(As a computer scientist I had to do that )
Last week Google announced the accepted students for the Google Summer of Code (GSoC) for this year. Luckily I’m one of those. I will work on PyMC3 under the NumFOCUS umbrella organization. Austin Rochford and Osvaldo Martin, core developers of PyMC3, will be my mentors. The main objective of the project is to implement Bayesian Additive Regression Trees in PyMC3.
Bayesian Additive Regression Trees (BART) is a Bayesian nonparametric approach to estimating functions using regression trees. A BART model consist of a sum of regression trees with (homoskedastic) normal additive noise. Regression trees are defined by recursively partitioning the input space, and defining a local model in each resulting region of input space in order to approximate some unknown function. BARTs are useful and flexible models to capture interactions and non-linearities and have been proved useful tools for variable selection.
Bayesian Additive Regression Trees will allow PyMC3 users to perform regressions with a “canned” non-parametric model. By simple calling a method, users will obtain the mean regressor plus the uncertainty estimation in a fully Bayesian way. This can be used later to predict on hold-out data.

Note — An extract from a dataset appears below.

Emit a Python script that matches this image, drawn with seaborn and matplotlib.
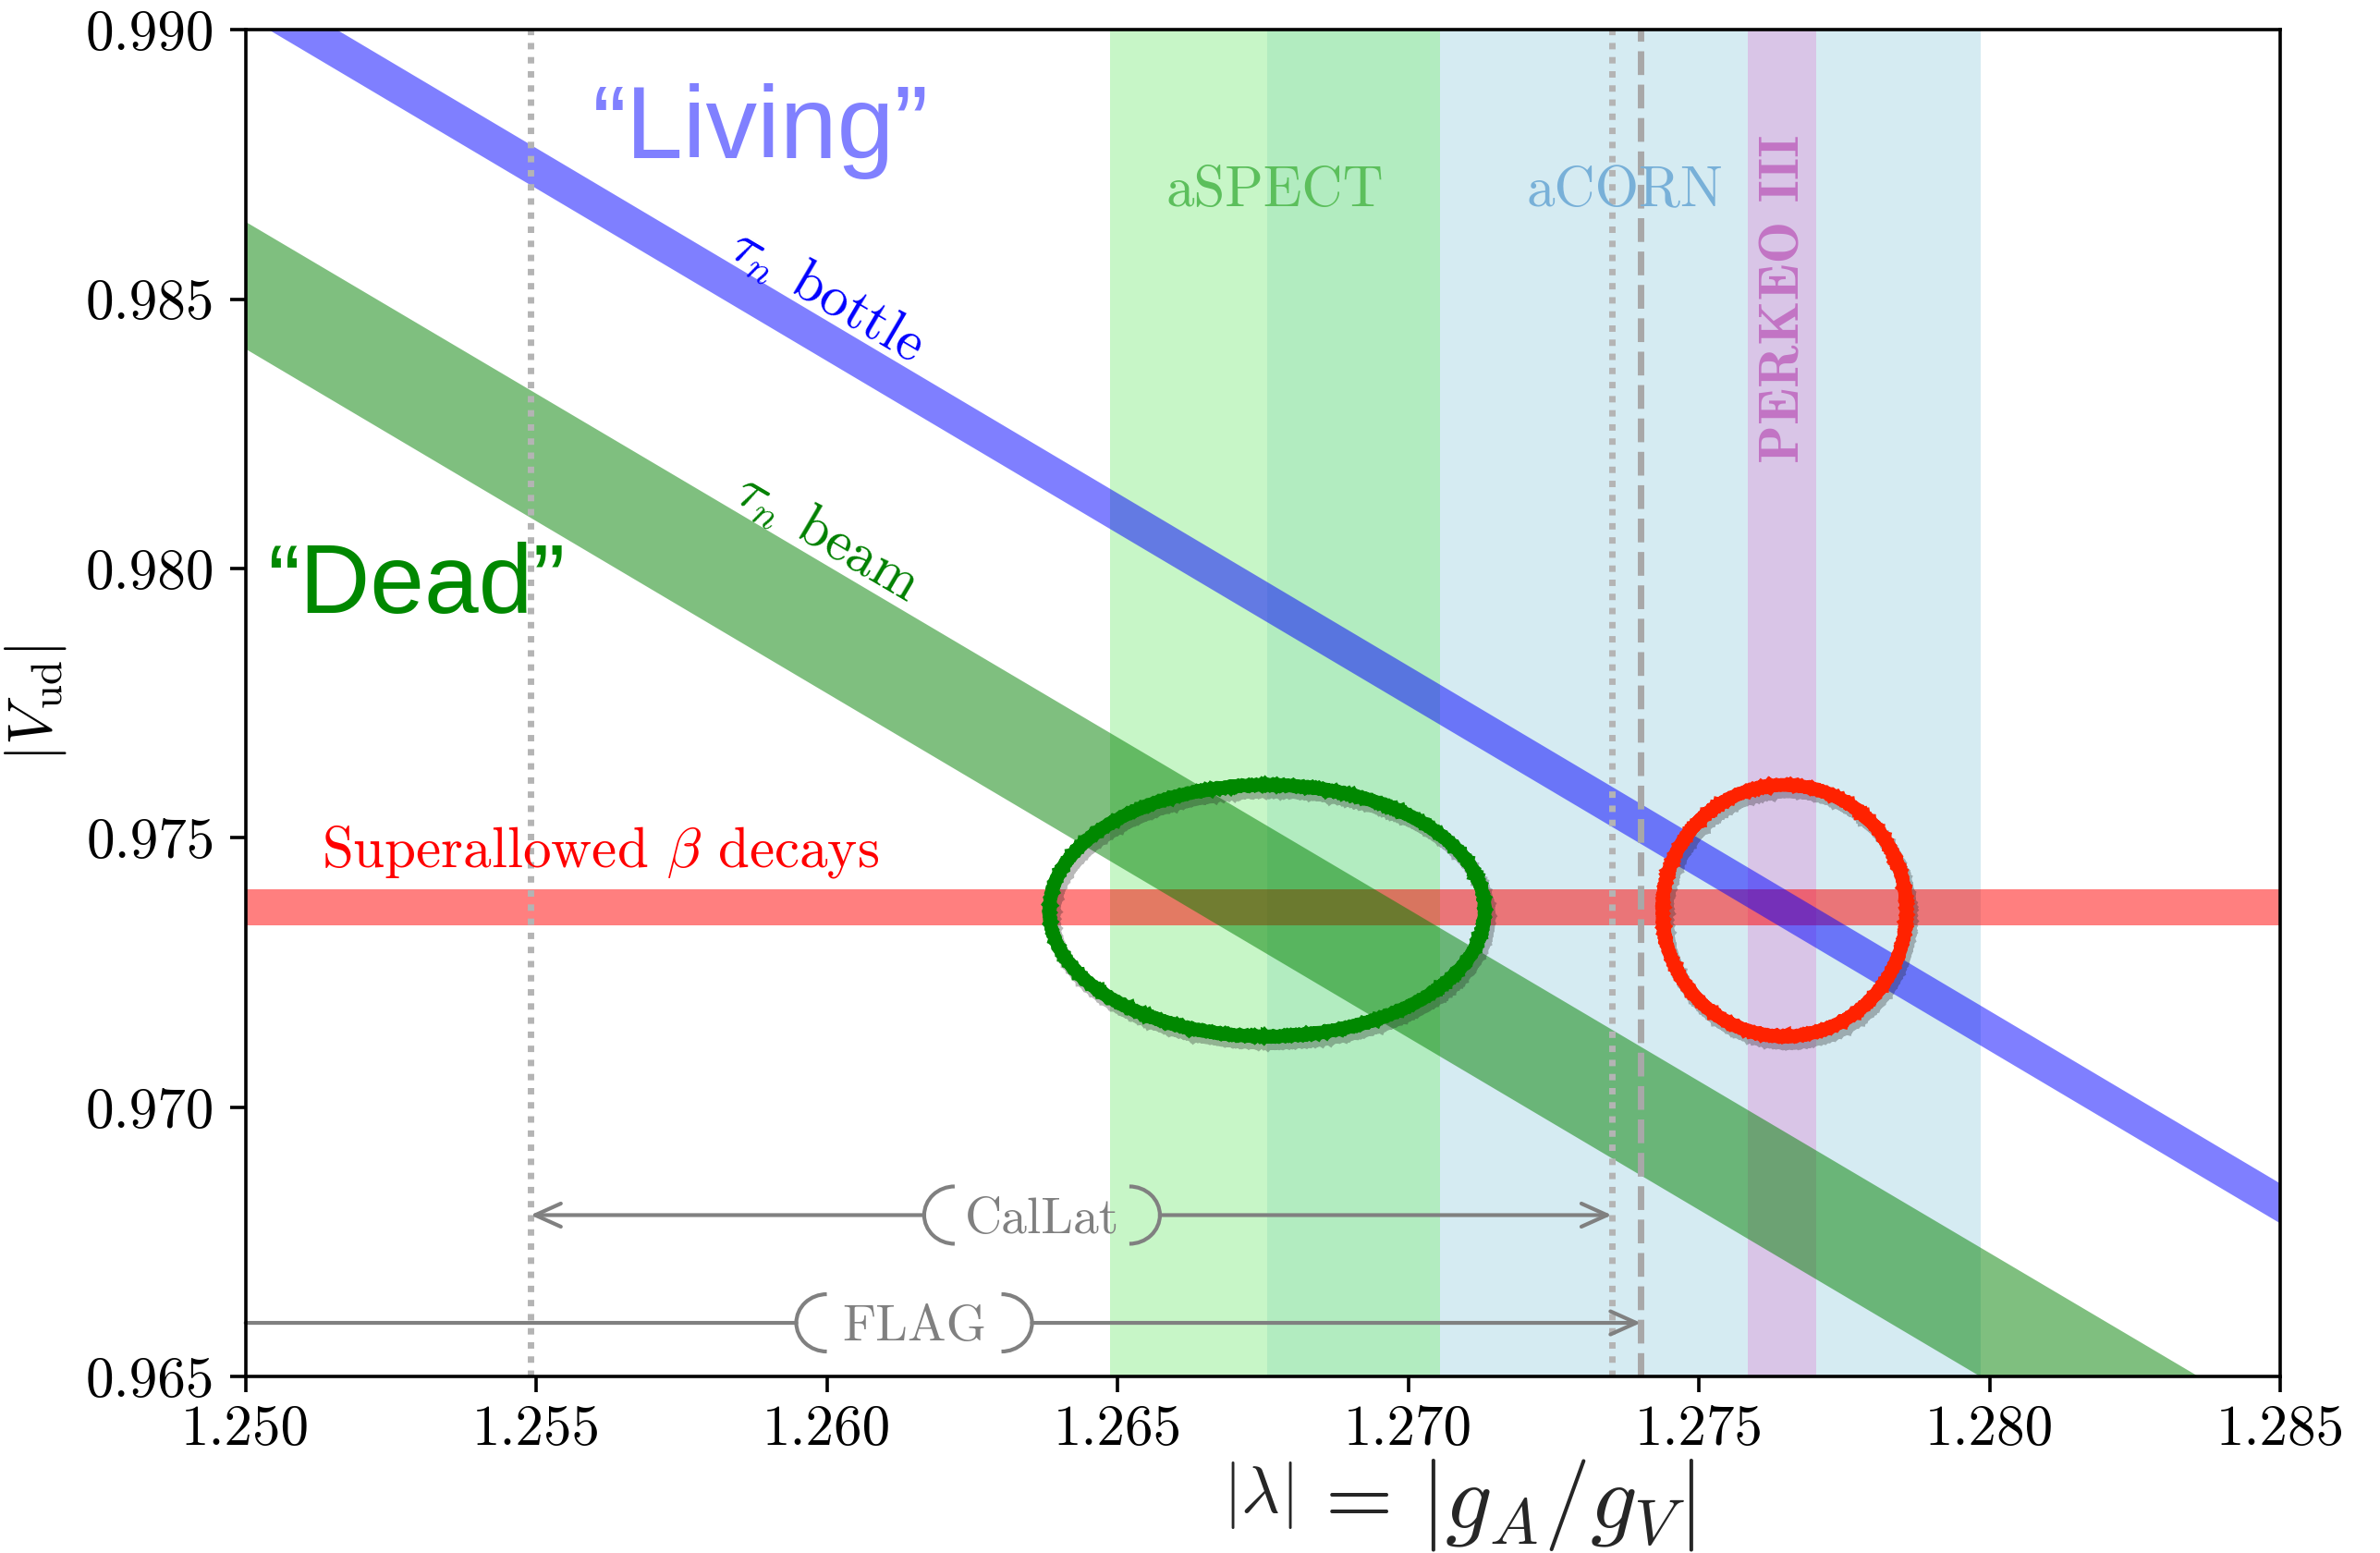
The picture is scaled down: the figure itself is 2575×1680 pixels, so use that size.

Furthermore, the implemented BART model will allow experience users to specify their own priors for the specific problem they are tackling, improving performance substantially.
In the next few weeks, Community Bonding Period, I will:
- deepen my knowledge about BART;
- examine PyMC3 code-base in order to deepen my knowledge about its data flow, architecture and application programming interface (API);
- communicate with mentors and PyMC3 core developers to clarify doubts about possible API for BART.